• [WHAT IS NEEDED]
In the listing below, locate the line with "What D3.js code" and the line with "35, 37.5, 40];", then output both and everything between them exactly, minus any pictures.

• [SOURCE RECORDS]
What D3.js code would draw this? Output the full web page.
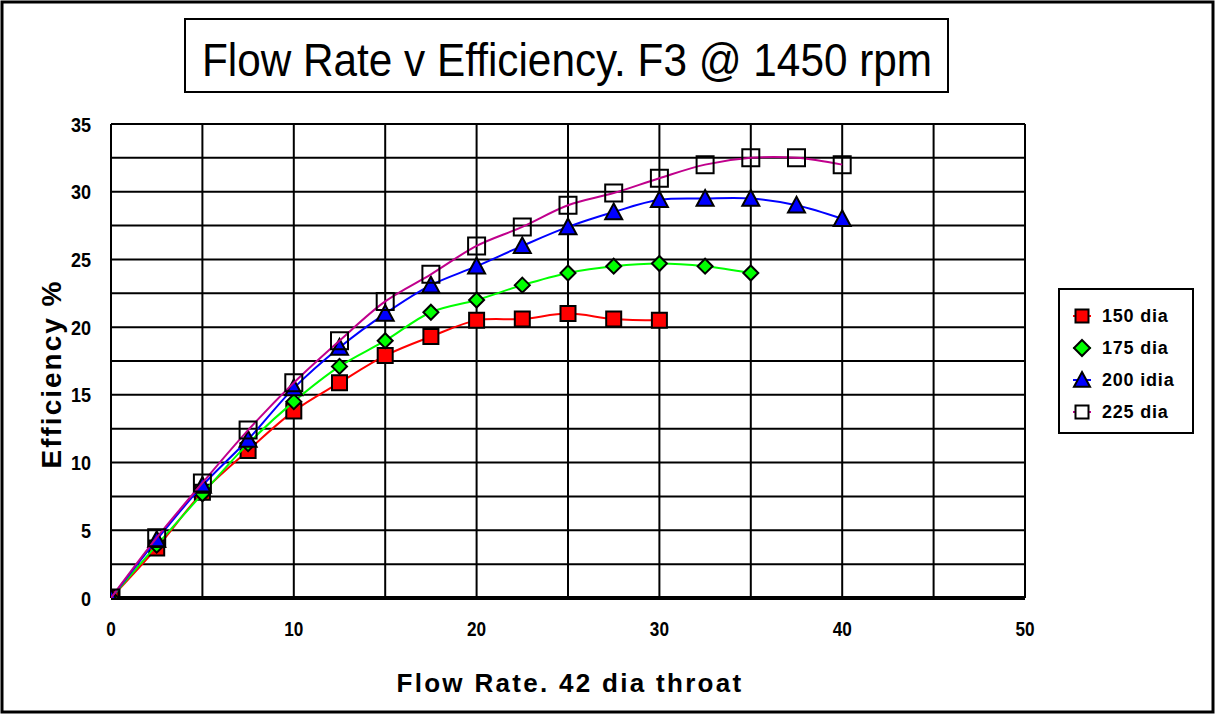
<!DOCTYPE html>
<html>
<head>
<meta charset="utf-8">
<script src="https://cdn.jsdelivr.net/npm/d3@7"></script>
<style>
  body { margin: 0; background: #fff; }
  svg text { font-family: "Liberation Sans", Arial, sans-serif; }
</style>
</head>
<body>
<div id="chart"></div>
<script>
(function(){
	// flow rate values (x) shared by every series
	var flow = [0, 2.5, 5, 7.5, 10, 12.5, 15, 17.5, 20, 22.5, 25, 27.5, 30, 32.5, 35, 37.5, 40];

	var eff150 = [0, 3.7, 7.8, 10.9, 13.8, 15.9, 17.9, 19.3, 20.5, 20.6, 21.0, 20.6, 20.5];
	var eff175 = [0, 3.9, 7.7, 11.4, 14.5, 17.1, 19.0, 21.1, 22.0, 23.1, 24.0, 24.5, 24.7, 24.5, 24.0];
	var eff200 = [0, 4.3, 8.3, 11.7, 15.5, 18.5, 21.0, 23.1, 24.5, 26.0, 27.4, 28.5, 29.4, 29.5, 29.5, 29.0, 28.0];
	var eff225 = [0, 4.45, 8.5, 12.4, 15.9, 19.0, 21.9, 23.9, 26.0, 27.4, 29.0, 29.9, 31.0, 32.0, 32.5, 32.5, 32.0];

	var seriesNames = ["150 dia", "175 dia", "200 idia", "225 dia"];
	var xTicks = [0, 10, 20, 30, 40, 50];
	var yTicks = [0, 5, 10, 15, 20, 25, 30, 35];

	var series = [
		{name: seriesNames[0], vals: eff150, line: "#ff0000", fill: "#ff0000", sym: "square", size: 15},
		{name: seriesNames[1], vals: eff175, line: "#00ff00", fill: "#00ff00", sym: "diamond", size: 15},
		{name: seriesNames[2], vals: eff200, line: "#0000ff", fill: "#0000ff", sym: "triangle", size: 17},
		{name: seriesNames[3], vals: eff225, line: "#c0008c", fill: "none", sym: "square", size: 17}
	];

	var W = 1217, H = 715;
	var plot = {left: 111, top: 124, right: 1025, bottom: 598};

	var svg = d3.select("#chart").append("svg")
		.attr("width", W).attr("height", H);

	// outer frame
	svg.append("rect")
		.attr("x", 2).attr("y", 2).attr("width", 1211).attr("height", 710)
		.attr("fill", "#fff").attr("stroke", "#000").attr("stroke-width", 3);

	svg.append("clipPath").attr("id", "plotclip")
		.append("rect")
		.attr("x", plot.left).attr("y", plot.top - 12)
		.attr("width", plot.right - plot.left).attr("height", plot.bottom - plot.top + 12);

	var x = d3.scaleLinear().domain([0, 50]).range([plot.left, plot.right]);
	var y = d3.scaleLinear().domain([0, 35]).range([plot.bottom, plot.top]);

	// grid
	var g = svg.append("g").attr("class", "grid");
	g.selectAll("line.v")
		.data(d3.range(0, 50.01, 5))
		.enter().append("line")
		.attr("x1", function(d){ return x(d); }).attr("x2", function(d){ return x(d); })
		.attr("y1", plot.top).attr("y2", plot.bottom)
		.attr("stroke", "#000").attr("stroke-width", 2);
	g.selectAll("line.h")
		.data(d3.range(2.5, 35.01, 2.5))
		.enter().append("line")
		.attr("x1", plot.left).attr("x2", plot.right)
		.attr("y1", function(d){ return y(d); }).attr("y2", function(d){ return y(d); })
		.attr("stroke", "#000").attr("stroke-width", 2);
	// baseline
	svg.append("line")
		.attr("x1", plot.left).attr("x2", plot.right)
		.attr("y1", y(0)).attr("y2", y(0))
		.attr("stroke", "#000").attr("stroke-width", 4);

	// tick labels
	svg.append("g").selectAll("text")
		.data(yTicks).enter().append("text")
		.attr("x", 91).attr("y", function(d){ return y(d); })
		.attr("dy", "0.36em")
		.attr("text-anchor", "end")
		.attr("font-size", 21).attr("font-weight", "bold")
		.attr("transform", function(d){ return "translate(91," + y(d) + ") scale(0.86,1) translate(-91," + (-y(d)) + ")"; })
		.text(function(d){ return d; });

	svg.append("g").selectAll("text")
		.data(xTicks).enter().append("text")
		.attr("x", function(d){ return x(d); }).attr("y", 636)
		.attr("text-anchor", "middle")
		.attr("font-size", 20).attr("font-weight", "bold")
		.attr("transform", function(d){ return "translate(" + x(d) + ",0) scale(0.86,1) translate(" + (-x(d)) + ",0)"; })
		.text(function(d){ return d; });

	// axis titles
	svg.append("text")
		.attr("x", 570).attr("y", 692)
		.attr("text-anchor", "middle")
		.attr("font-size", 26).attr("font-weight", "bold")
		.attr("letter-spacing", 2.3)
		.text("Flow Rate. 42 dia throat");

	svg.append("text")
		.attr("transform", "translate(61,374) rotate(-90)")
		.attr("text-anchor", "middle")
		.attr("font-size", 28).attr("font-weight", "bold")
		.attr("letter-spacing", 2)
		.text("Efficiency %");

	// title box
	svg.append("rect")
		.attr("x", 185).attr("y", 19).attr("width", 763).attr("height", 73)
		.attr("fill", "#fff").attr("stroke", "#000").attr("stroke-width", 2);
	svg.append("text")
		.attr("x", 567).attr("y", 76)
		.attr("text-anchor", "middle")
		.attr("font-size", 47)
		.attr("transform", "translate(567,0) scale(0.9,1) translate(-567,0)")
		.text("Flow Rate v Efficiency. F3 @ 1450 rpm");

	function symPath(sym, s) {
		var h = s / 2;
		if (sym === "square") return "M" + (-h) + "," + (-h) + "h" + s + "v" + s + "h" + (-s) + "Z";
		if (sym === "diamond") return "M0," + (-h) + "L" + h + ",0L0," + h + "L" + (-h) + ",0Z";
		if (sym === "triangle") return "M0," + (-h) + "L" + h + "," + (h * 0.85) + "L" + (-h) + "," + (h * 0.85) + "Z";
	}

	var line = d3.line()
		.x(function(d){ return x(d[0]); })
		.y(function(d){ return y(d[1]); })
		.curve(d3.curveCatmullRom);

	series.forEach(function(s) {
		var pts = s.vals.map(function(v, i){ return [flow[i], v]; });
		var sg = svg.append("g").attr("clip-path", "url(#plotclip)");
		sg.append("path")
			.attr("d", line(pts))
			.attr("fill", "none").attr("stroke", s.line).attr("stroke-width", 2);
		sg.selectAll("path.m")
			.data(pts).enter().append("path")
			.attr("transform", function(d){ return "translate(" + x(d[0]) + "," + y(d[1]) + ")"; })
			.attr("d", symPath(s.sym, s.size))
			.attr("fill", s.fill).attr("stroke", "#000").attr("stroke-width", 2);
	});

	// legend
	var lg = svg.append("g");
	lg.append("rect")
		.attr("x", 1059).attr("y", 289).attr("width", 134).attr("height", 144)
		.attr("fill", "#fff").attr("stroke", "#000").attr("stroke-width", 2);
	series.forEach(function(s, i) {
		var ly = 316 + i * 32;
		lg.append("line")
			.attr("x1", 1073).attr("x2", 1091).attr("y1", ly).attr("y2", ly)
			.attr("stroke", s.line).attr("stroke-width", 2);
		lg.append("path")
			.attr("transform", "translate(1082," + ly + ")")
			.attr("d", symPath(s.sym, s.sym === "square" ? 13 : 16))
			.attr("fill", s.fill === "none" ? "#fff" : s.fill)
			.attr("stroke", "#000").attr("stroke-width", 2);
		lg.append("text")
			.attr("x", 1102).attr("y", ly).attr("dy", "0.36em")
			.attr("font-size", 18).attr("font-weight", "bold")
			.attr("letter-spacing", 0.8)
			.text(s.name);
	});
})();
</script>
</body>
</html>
* * *
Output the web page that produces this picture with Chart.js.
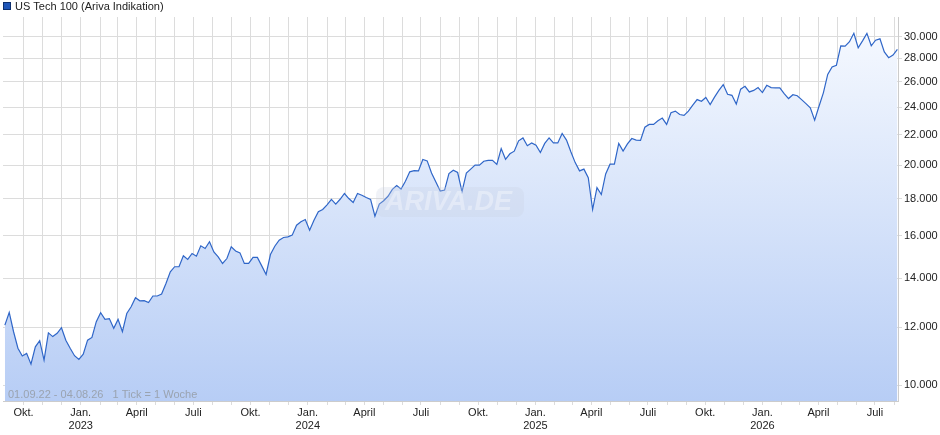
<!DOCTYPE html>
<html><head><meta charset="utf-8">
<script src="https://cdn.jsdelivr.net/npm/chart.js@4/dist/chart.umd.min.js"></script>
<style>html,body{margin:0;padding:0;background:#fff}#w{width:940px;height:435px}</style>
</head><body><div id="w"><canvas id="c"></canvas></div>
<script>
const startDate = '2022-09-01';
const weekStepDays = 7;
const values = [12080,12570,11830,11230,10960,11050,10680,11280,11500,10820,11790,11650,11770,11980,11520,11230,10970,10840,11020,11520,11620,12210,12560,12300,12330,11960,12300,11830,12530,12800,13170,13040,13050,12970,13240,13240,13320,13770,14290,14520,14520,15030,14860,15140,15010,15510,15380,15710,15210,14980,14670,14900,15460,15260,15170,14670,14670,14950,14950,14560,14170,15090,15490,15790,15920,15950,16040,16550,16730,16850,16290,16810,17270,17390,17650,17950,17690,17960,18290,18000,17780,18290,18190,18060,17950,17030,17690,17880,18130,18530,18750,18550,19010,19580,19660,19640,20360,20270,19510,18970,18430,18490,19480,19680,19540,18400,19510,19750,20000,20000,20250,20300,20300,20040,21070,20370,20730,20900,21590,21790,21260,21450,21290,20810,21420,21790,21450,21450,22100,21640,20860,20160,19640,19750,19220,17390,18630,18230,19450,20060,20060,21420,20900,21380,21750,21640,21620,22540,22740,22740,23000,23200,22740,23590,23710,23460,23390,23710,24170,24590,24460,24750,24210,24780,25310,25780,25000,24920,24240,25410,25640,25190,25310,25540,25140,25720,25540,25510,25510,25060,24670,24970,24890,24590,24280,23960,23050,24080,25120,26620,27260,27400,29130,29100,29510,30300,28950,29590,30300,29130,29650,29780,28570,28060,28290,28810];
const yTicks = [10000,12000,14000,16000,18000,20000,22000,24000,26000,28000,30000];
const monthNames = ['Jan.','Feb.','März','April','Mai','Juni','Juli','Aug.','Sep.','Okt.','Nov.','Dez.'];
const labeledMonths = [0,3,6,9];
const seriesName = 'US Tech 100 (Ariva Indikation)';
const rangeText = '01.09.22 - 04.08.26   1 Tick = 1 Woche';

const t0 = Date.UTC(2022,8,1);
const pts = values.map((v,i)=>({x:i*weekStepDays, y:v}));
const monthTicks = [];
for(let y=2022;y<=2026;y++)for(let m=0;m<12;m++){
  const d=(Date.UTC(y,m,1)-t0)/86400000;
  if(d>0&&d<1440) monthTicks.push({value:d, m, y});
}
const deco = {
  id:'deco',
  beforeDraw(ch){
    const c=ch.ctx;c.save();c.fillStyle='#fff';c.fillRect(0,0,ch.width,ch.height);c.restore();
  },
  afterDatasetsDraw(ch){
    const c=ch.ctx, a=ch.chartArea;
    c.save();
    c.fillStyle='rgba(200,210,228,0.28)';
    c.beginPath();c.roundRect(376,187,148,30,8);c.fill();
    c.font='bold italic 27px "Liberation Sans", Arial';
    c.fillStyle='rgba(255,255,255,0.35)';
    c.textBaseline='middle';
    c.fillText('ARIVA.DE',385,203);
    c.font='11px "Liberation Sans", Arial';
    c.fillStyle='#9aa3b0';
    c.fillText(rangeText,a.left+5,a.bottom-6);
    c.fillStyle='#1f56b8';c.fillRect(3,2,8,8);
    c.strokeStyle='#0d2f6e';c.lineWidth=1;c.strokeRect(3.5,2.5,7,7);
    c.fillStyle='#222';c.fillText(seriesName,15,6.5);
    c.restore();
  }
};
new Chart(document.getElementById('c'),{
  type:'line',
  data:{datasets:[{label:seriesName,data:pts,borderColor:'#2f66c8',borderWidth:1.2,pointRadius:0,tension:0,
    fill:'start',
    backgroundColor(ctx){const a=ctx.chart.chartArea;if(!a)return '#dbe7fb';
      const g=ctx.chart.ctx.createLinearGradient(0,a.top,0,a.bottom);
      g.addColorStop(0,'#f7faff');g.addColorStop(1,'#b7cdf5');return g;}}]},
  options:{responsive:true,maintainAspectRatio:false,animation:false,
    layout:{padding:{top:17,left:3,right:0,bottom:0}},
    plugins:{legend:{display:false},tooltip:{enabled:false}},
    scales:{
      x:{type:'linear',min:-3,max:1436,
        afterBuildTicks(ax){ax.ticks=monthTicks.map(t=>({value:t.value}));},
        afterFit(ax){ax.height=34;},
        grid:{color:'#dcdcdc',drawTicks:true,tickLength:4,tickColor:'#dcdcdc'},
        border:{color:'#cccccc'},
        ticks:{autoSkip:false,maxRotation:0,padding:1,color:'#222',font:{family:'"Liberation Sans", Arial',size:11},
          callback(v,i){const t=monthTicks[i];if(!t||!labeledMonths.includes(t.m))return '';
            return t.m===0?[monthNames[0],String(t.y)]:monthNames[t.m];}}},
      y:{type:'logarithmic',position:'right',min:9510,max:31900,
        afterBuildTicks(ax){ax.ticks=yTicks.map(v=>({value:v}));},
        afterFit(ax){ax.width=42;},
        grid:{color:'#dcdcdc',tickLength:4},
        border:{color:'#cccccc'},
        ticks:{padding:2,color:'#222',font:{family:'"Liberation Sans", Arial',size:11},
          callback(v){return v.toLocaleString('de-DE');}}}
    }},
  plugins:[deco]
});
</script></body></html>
==
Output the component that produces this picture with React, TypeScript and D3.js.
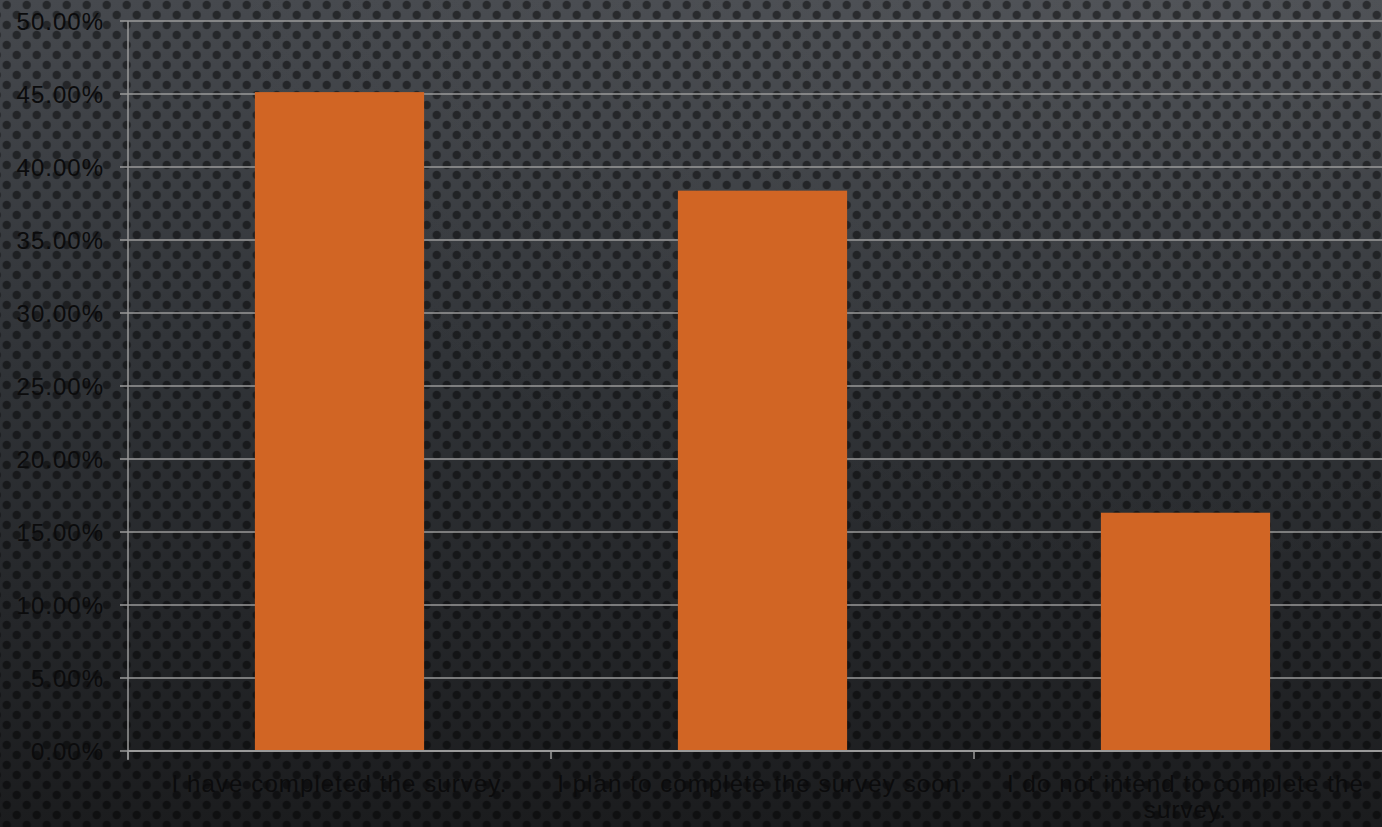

• [ANSWER IN FULL]
What D3.js code would draw this? Output the full web page.
<!DOCTYPE html>
<html>
<head>
<meta charset="utf-8">
<script src="https://cdn.jsdelivr.net/npm/d3@7"></script>
<style>
  body { margin: 0; background: #fff; }
  svg text { font-family: "Liberation Sans", Arial, sans-serif; }
</style>
</head>
<body>
<div id="chart"></div>
<script>
(function(){
	// flow rate values (x) shared by every series
	var flow = [0, 2.5, 5, 7.5, 10, 12.5, 15, 17.5, 20, 22.5, 25, 27.5, 30, 32.5, 35, 37.5, 40];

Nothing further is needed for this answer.